THERE are lots of ways to describe Christopher Hampton’s adaptation of Daniel Kehlmann’s play Christmas Eve, which has its UK premiere run at Bath until 18th November.

It’s a love story. It’s a new way of looking at the relevance of midnight at Christmas (sans Prince Charming.) It’s a tense political thriller whose heartbeat is the incredibly advanced surveillance technology now at our disposal. It’s a game of cat and mouse.

Laurence Boswell’s production, electrifyingly performed by Niamh Cusack and Patrick Baladi, is set in the stark surroundings of an interview room in an undisclosed location. Professor Judith, en route to Christmas Day with her parents, has been snatched from a taxi by secret police.

Played out in real time, her interrogator must discover the whereabouts of a bomb mentioned on her unlinked computer … if, indeed, a bomb exists.

At the start we know nothing about the protagonists, but as a picture builds up, both from the extraordinary amount of information gleaned by the police and from tiny shards of reaction, our sympathies peak and our opinions veer.

She’s a sophisticated academic and he, if we go by appearances, a bit of a bruiser and unexpectedly bright.

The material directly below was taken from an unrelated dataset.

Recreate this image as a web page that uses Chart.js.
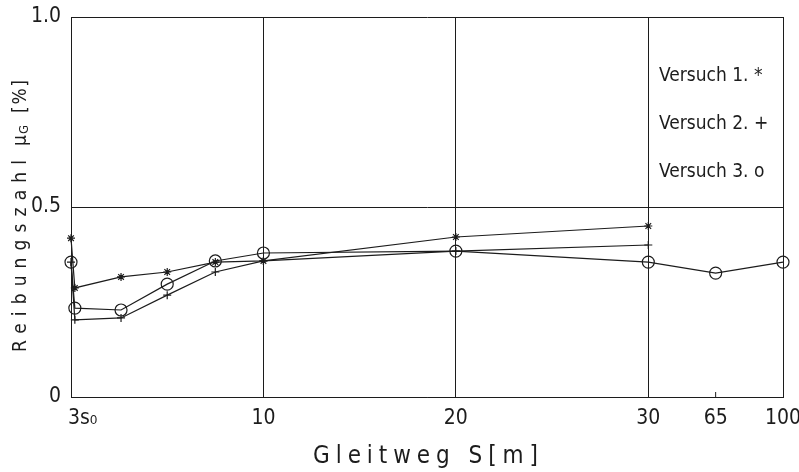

She has been married to, and still loves, a shady political activist with a full beard and voracious sexual appetites. Her questioner’s ex-wife is revolted by his very existence.

Time is running out.

Are we witnessing state paranoia or is a monstrous atrocity planned at midnight?

To describe German writer Kehl­mann’s play as thought-provoking would be an understatement. It IS a play for a post-Brexit Europe, battling with the realities of state surveillance, mass immigration and historic abuse.

Almost all performances are sold out, but grab a ticket if you can.